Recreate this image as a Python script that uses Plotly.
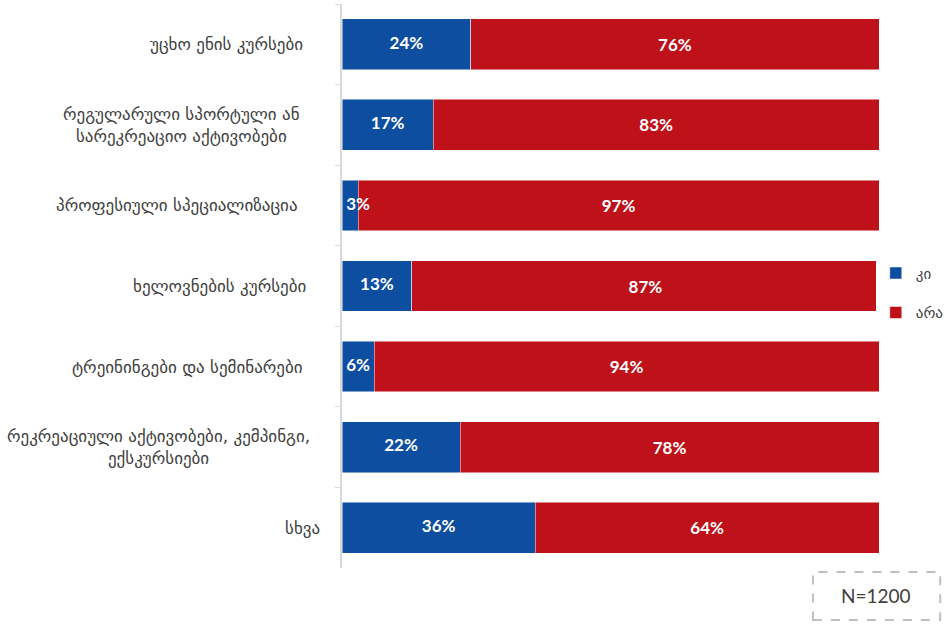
import plotly.graph_objects as go

categories = [
    "უცხო ენის კურსები",
    "რეგულარული სპორტული ან<br>სარეკრეაციო აქტივობები",
    "პროფესიული სპეციალიზაცია",
    "ხელოვნების კურსები",
    "ტრეინინგები და სემინარები",
    "რეკრეაციული აქტივობები, კემპინგი,<br>ექსკურსიები",
    "სხვა",
]
yes_values = [24, 17, 3, 13, 6, 22, 36]
no_values = [76, 83, 97, 87, 94, 78, 64]
series_names = ["კი", "არა"]
sample_note = "N=1200"

# layout-only: pixel gap between each category label and the axis
label_gap = [37, 40, 42, 34, 37, 30, 20]

BLUE = "#0d4ea1"
RED = "#be1119"
LABEL_FONT = "DejaVu Sans"
NUM_FONT = "Lato"
PCT_FONT = dict(family=NUM_FONT, size=17, color="white", weight="bold")

fig = go.Figure()
fig.add_trace(go.Bar(
    y=categories, x=yes_values, name=series_names[0], orientation="h",
    marker=dict(color=BLUE, line=dict(color="rgba(255,255,255,0.6)", width=0.8)),
    hoverinfo="x+name", legendgroup="a",
))
fig.add_trace(go.Bar(
    y=categories, x=no_values, name=series_names[1], orientation="h",
    marker=dict(color=RED, line=dict(color="rgba(255,255,255,0.6)", width=0.8)),
    text=[f"{v}%" for v in no_values], textposition="inside", textangle=0,
    insidetextanchor="middle", constraintext="none", textfont=PCT_FONT,
    hoverinfo="x+name", legendgroup="b",
))
# blue labels: centred in the segment, but kept inside the plot for thin segments
fig.add_trace(go.Scatter(
    y=categories, x=[max(v / 2, 3) for v in yes_values], mode="text",
    text=[f"{v}%" for v in yes_values], textposition="middle center",
    textfont=PCT_FONT, showlegend=False, hoverinfo="skip", cliponaxis=False,
))

for cat, gap in zip(categories, label_gap):
    fig.add_annotation(
        x=0, xref="paper", y=cat, yref="y", text=cat, showarrow=False,
        xanchor="right", xshift=-gap, align="center",
        font=dict(family=LABEL_FONT, size=17, color="#404040"),
    )

fig.add_shape(type="rect", xref="paper", yref="paper",
              x0=0.877, x1=1.114, y0=-0.092, y1=-0.007,
              line=dict(color="#bfbfbf", width=2, dash="dash"))
fig.add_annotation(x=0.9953, xref="paper", y=-0.0496, yref="paper",
                   xanchor="center", yanchor="middle",
                   text=sample_note, showarrow=False,
                   font=dict(family=NUM_FONT, size=19, color="#404040"))

fig.update_layout(
    width=949, height=624,
    margin=dict(l=342, r=70, t=4, b=56, autoexpand=False),
    paper_bgcolor="white", plot_bgcolor="white",
    barmode="stack", bargap=0.37,
    uniformtext=dict(minsize=17, mode="show"),
    showlegend=True,
    legend=dict(x=0.994, y=0.488, xanchor="left", yanchor="middle",
                traceorder="grouped", tracegroupgap=17,
                font=dict(family=LABEL_FONT, size=15, color="#404040"),
                itemwidth=30),
    xaxis=dict(range=[0, 100], visible=False, fixedrange=True),
    yaxis=dict(autorange="reversed", showticklabels=False,
               showline=True, linecolor="#d9d9d9", linewidth=1.5,
               ticks="outside", tickson="boundaries", ticklen=5,
               tickcolor="#d9d9d9", showgrid=False, zeroline=False),
)

fig.write_html("out.html", config={"displayModeBar": False},
               post_script="document.body.style.margin='0';document.body.style.overflow='hidden';")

_SET PROBLEM_
Omitting all pictures, restate exactly the lines of the material from its start through the line that contains "import plotly.graph_objects as go".

_ANSWER TO THE TASK_
Recreate this image as a Python script that uses Plotly.
import plotly.graph_objects as go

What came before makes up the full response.